- _Exercise aim_: Your task is to retype, word for word, the lines from the start of the data through the line holding "const yTitle = 'Relative fluorescence';". Do not include the pictures.

= = =

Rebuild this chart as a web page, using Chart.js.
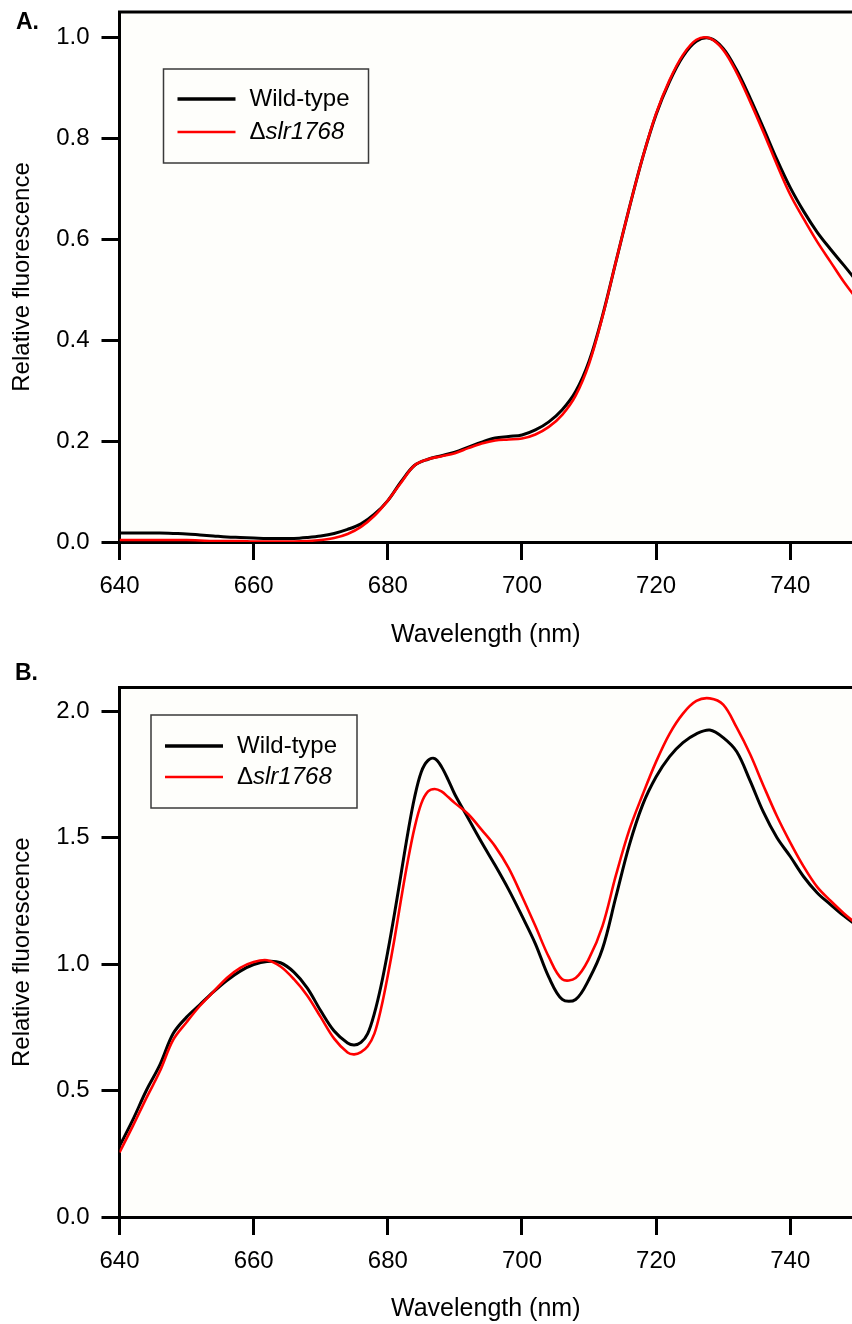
<!DOCTYPE html>
<html>
<head>
<meta charset="utf-8">
<script src="https://cdn.jsdelivr.net/npm/chart.js@4"></script>
<style>
  html, body { margin: 0; padding: 0; background: #ffffff; }
  body { width: 852px; height: 1324px; position: relative; overflow: hidden; }
  .panel { position: absolute; left: 0; width: 852px; height: 662px; }
  #pa { top: 0; }
  #pb { top: 662px; }
</style>
</head>
<body>
<div class="panel" id="pa"><canvas id="ca"></canvas></div>
<div class="panel" id="pb"><canvas id="cb"></canvas></div>
<script>
// ---------- data ----------
const seriesNames = ['Wild-type', 'Δslr1768'];
const xTitle = 'Wavelength (nm)';
const yTitle = 'Relative fluorescence';

const wavelengthA = [640,642,644,646,648,650,652,654,656,658,660,662,664,666,668,670,672,674,676,678,
  680,682,684,686,688,690,692,694,696,698,700,702,704,706,708,710,712,714,716,718,
  720,722,724,726,728,730,732,734,736,738,740,742,744,746,748,750];
const wildTypeA = [0.018,0.018,0.018,0.018,0.017,0.016,0.014,0.012,0.010,0.009,
  0.008,0.007,0.007,0.007,0.009,0.012,0.017,0.025,0.036,0.055,
  0.082,0.120,0.152,0.164,0.171,0.178,0.188,0.198,0.206,0.209,
  0.212,0.222,0.238,0.262,0.298,0.358,0.448,0.555,0.662,0.762,
  0.847,0.912,0.962,0.992,0.998,0.978,0.935,0.880,0.820,0.758,
  0.702,0.655,0.614,0.580,0.548,0.515];
const mutantA = [0.004,0.004,0.004,0.004,0.004,0.004,0.003,0.002,0.002,0.002,
  0.001,0.001,0.001,0.001,0.002,0.004,0.008,0.016,0.030,0.052,
  0.082,0.118,0.152,0.164,0.170,0.176,0.186,0.195,0.201,0.203,
  0.205,0.213,0.228,0.252,0.290,0.353,0.446,0.555,0.662,0.762,
  0.849,0.915,0.965,0.995,0.998,0.975,0.930,0.873,0.812,0.748,
  0.688,0.640,0.595,0.555,0.515,0.480];

const wavelengthB = [640,642,644,646,648,650,652,654,656,658,660,662,664,666,668,670,672,674,
  675,676,677,678,679,680,681,682,683,684,685,686,687,688,689,690,
  692,694,696,698,700,702,704,706,708,710,712,714,716,718,720,722,724,726,728,730,
  732,734,736,738,740,742,744,746,748,750];
const wildTypeB = [0.28,0.385,0.50,0.60,0.725,0.79,0.84,0.89,0.935,0.972,0.998,1.010,1.005,0.968,0.905,0.815,0.735,0.688,
  0.680,0.690,0.725,0.805,0.915,1.050,1.200,1.360,1.520,1.660,1.760,1.805,1.812,1.780,1.728,1.670,
  1.575,1.480,1.390,1.295,1.190,1.080,0.948,0.860,0.860,0.940,1.060,1.265,1.470,1.630,1.740,1.820,1.875,1.910,1.925,1.895,
  1.840,1.725,1.600,1.500,1.425,1.345,1.282,1.235,1.190,1.150];
const mutantB = [0.255,0.36,0.47,0.575,0.70,0.77,0.835,0.89,0.945,0.985,1.008,1.015,0.990,0.940,0.875,0.790,0.705,0.650,
  0.643,0.652,0.675,0.725,0.825,0.955,1.100,1.260,1.410,1.540,1.635,1.682,1.692,1.682,1.660,1.636,
  1.592,1.530,1.465,1.380,1.268,1.150,1.028,0.940,0.945,1.022,1.150,1.350,1.530,1.670,1.800,1.910,1.990,2.040,2.050,2.025,
  1.935,1.830,1.705,1.585,1.480,1.385,1.305,1.250,1.200,1.155];

const xTicksStep = 20;
const yTicksStepA = 0.2;
const yTicksStepB = 0.5;

// ---------- helpers ----------
const FONT = "'Liberation Sans', Arial, Helvetica, sans-serif";

function pts(xs, ys) { return xs.map((x, i) => ({ x: x, y: ys[i] })); }

const panelPlugin = {
  id: 'panelDecor',
  beforeDraw(chart, args, opts) {
    const { ctx, chartArea: a } = chart;
    ctx.save();
    ctx.fillStyle = '#fefefb';
    ctx.fillRect(a.left, a.top, a.right - a.left, a.bottom - a.top);
    ctx.restore();
  },
  afterDraw(chart, args, opts) {
    const { ctx, chartArea: a } = chart;
    ctx.save();
    // top frame line
    ctx.strokeStyle = '#000';
    ctx.lineWidth = 3;
    ctx.beginPath();
    ctx.moveTo(a.left - 1.5, a.top);
    ctx.lineTo(chart.width, a.top);
    ctx.stroke();
    // panel letter
    ctx.fillStyle = '#000';
    ctx.font = 'bold 23px ' + FONT;
    ctx.textBaseline = 'alphabetic';
    ctx.textAlign = 'left';
    ctx.fillText(opts.letter, opts.letterX, opts.letterY);
    // legend
    const L = opts.legend;
    ctx.lineWidth = 1.5;
    ctx.strokeStyle = '#3a3a3a';
    ctx.strokeRect(L.x, L.y, L.w, L.h);
    const ds = chart.data.datasets;
    const rows = [ds.find(d => d.label === seriesNames[0]), ds.find(d => d.label === seriesNames[1])];
    rows.forEach((d, i) => {
      const y = L.rowY[i];
      ctx.strokeStyle = d.borderColor;
      ctx.lineWidth = i === 0 ? 3.4 : 2.6;
      ctx.beginPath();
      ctx.moveTo(L.lineX0, y);
      ctx.lineTo(L.lineX1, y);
      ctx.stroke();
      ctx.fillStyle = '#000';
      ctx.textBaseline = 'middle';
      ctx.textAlign = 'left';
      ctx.font = '24px ' + FONT;
      const label = d.label;
      if (label.charAt(0) === 'Δ') {
        ctx.fillText('Δ', L.textX, y);
        const w = ctx.measureText('Δ').width;
        ctx.font = 'italic 24px ' + FONT;
        ctx.fillText(label.slice(1), L.textX + w, y);
      } else {
        ctx.fillText(label, L.textX, y);
      }
    });
    ctx.restore();
  }
};

function makeChart(canvasId, wl, wt, mu, yMax, yStep, cfg) {
  const axisCommon = {
    grid: { display: true, drawOnChartArea: false, drawTicks: true, tickLength: 18, tickWidth: 3, tickColor: '#000', color: '#000' },
    border: { display: true, color: '#000', width: 3 },
  };
  return new Chart(document.getElementById(canvasId), {
    type: 'line',
    data: {
      datasets: [
        { label: seriesNames[1], data: pts(wl, mu), borderColor: '#ff0000', borderWidth: 2.6, pointRadius: 0, fill: false, tension: 0.35, order: 0 },
        { label: seriesNames[0], data: pts(wl, wt), borderColor: '#000000', borderWidth: 3, pointRadius: 0, fill: false, tension: 0.35, order: 1 }
      ]
    },
    options: {
      responsive: true,
      maintainAspectRatio: false,
      animation: false,
      events: [],
      layout: { padding: { top: cfg.padTop, left: 0, right: 0, bottom: 0 } },
      plugins: {
        legend: { display: false },
        tooltip: { enabled: false },
        panelDecor: cfg.decor
      },
      scales: {
        x: Object.assign({}, axisCommon, {
          type: 'linear', position: 'bottom', min: 640, max: 749.2,
          ticks: { stepSize: xTicksStep, includeBounds: false, autoSkip: false, maxRotation: 0, color: '#000', padding: 12,
                   font: { family: FONT, size: 24 }, callback: v => String(v) },
          title: { display: true, text: xTitle, color: '#000', font: { family: FONT, size: 25 }, padding: { top: 0, bottom: cfg.xTitlePad } },
          afterFit: s => { s.height = cfg.xHeight; s.paddingLeft = 0; s.paddingRight = 0; }
        }),
        y: Object.assign({}, axisCommon, {
          type: 'linear', position: 'left', min: 0, max: yMax,
          ticks: { stepSize: yStep, includeBounds: false, color: '#000', padding: 12,
                   font: { family: FONT, size: 24 }, callback: v => Number(v).toFixed(1) },
          title: { display: true, text: yTitle, color: '#000', font: { family: FONT, size: 24 }, padding: { top: 8, bottom: 0 } },
          afterFit: s => { s.width = 119.5; s.paddingTop = 0; s.paddingBottom = 0; }
        })
      }
    },
    plugins: [panelPlugin]
  });
}

makeChart('ca', wavelengthA, wildTypeA, mutantA, 1.05, yTicksStepA, {
  padTop: 12, xHeight: 120, xTitlePad: 12,
  decor: { letter: 'A.', letterX: 16, letterY: 29,
    legend: { x: 163.5, y: 69, w: 205, h: 94, rowY: [99, 132], lineX0: 177.5, lineX1: 235.5, textX: 249.5 } }
});
makeChart('cb', wavelengthB, wildTypeB, mutantB, 2.093, yTicksStepB, {
  padTop: 25.5, xHeight: 107, xTitlePad: 0,
  decor: { letter: 'B.', letterX: 15, letterY: 18,
    legend: { x: 151, y: 53, w: 206, h: 93, rowY: [84, 115], lineX0: 165, lineX1: 223, textX: 237 } }
});
</script>
</body>
</html>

= = =

- _Response for this exercise_:
Rebuild this chart as a web page, using Chart.js.
<!DOCTYPE html>
<html>
<head>
<meta charset="utf-8">
<script src="https://cdn.jsdelivr.net/npm/chart.js@4"></script>
<style>
  html, body { margin: 0; padding: 0; background: #ffffff; }
  body { width: 852px; height: 1324px; position: relative; overflow: hidden; }
  .panel { position: absolute; left: 0; width: 852px; height: 662px; }
  #pa { top: 0; }
  #pb { top: 662px; }
</style>
</head>
<body>
<div class="panel" id="pa"><canvas id="ca"></canvas></div>
<div class="panel" id="pb"><canvas id="cb"></canvas></div>
<script>
// ---------- data ----------
const seriesNames = ['Wild-type', 'Δslr1768'];
const xTitle = 'Wavelength (nm)';
const yTitle = 'Relative fluorescence';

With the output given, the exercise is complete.